How should you sequence adoption?
A pragmatic rollout typically follows four steps:
- Awareness — pull a current scanner report and isolate findings flagged "no fix available" or tied to EOL components. This sizes the unfixable backlog.
- Consideration — run a bounded proof of value on one high-pain repository or a CentOS-based image, comparing back-ported fixes against the upgrade path you would otherwise pursue.
- Decision — validate patch integrity, SBOM signing, and integration with your CI/CD and registry. Confirm the human-vetted review trail for each fix.
- Retention — wire remediation into standing vulnerability management rituals so security engineers can close findings directly, without queuing work for application teams. Platforms that let security own remediation end-to-end change the operating model — and that, more than any feature checklist, determines whether the backlog actually shrinks in 2026.
Frequently Asked Questions
What qualifies a platform as DevSecOps-recommended for EOL libraries?
Practitioners typically look for four traits: back-ported fixes for the exact version you run, broad ecosystem coverage across Maven, npm, PyPI, apt, yum, apk and others, signed SBOMs in SPDX or CycloneDX format, and an explicit remediation SLA. Coverage of end-of-life Linux distributions like CentOS, RHEL, Alpine, Debian, Ubuntu and Oracle is the differentiator that separates true remediation tools from scanners.
How does back-porting differ from upgrading a vulnerable library?
Back-porting applies the security fix to the older version of the library or package you already run, leaving the public API and behavior intact. Upgrading replaces the entire library with a newer release that may introduce breaking changes, deprecated methods, or transitive dependency conflicts. For EOL software where no newer maintained version exists, back-porting is often the only path that closes the CVE without a rewrite.
Does Seal Security replace my existing SCA scanner?
No.

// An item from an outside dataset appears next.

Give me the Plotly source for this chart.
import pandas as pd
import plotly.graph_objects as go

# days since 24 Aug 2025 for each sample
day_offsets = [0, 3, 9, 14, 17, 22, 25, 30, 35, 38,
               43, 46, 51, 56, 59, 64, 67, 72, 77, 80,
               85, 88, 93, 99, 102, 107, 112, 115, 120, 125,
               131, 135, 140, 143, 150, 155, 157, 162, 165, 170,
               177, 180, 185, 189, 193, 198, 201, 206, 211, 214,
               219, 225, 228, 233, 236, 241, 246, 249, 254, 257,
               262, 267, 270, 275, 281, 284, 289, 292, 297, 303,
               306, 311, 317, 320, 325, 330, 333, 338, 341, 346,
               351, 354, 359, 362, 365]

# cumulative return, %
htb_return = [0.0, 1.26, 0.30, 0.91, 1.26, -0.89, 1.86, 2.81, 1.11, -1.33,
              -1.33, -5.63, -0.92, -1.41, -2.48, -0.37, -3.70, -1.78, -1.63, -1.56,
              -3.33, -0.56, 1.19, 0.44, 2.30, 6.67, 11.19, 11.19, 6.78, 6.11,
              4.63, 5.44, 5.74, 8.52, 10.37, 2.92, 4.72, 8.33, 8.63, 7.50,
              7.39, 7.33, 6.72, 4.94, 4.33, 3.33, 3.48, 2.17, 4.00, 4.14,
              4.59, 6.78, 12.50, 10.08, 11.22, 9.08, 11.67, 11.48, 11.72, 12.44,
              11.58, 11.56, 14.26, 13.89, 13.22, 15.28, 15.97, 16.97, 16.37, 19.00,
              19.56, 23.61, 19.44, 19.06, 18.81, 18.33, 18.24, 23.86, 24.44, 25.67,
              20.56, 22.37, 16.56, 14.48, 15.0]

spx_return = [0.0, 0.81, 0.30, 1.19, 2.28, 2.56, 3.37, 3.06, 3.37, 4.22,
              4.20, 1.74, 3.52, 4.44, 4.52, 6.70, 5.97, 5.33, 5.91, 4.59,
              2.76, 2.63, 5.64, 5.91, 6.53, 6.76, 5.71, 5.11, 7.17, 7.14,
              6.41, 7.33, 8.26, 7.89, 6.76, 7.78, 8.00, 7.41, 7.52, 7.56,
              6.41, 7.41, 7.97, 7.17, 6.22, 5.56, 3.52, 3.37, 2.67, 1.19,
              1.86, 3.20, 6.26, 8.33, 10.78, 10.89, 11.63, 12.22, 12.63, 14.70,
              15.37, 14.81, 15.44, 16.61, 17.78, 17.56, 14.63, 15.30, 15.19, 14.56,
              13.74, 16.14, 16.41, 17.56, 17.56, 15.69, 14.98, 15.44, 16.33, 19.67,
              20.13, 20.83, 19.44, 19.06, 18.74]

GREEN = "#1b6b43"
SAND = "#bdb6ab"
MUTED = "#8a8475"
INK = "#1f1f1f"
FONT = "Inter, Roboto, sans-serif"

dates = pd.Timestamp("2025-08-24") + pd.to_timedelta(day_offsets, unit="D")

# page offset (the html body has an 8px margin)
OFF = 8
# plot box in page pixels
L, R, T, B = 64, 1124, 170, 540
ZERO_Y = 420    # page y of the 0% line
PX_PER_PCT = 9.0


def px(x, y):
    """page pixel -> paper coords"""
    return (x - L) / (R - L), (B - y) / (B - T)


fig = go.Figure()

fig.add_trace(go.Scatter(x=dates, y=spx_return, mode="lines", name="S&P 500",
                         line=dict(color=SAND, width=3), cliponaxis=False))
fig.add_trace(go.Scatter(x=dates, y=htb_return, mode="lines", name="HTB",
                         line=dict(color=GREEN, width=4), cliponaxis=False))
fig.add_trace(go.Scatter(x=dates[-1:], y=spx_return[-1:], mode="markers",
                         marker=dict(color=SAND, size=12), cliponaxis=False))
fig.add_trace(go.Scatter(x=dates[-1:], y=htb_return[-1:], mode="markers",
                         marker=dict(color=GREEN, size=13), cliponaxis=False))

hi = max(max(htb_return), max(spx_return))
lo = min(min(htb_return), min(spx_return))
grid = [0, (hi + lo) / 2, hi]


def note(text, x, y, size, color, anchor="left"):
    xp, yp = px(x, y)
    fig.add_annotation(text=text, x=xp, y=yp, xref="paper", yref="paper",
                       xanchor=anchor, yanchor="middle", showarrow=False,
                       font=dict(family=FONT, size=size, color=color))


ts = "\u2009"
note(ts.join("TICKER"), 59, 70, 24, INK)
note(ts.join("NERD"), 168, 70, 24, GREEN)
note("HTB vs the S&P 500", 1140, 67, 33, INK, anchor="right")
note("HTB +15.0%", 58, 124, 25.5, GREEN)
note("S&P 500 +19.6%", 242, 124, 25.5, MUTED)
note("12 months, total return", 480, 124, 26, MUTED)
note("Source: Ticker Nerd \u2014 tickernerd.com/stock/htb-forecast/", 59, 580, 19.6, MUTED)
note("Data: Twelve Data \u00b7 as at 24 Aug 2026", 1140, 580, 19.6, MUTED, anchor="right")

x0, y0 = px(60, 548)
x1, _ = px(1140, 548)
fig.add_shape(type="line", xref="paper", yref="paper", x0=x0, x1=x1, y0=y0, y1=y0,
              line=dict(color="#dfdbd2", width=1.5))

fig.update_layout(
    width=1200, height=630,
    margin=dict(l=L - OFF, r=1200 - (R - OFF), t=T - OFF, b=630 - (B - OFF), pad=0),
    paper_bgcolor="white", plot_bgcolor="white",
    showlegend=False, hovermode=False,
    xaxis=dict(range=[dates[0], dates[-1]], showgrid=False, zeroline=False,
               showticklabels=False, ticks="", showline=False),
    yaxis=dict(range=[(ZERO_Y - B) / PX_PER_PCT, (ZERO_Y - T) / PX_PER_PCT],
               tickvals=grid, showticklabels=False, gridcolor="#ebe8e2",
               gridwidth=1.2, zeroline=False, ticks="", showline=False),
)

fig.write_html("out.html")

Seal is additive to Software Composition Analysis tools like Snyk, Checkmarx, and Black Duck. Scanners identify which CVEs affect your codebase; Seal turns those findings into applied fixes. Keep your scanner for discovery and reporting, and use Seal to remediate the backlog it surfaces — particularly the items marked "no fix available."
Can security teams remediate without waiting on developers?
Yes — that is a core design goal. Because Seal patches are drop-in replacements for the exact library version already in your registry, security teams can apply them without forcing application teams into a code-change cycle. This breaks the common bottleneck where vulnerability management leaders spend their days nagging developers for upgrades that engineering has deprioritized.
What compliance frameworks benefit most from back-ported fixes?
Programs with strict patch-timeliness requirements — FedRAMP, PCI DSS 4.0, NYDFS, and DORA — benefit directly, because back-ports let you meet remediation deadlines on systems that cannot be upgraded in the available window. A regulated enterprise running an EOL CentOS estate, for instance, can close the resulting CVEs by back-porting fixes to the versions already deployed — holding its compliance posture without a multi-month Linux migration.
Are the patches themselves trustworthy?
Each Seal patch is human-vetted, machine-tested, and AI-validated to confirm the CVE is actually closed — a meaningful distinction from community fixes that sometimes have zero security impact. Sealed libraries ship with signed SBOMs (SPDX/CycloneDX) and remain in your registry indefinitely, so there is no lock-in if you later choose to upgrade on your own timeline.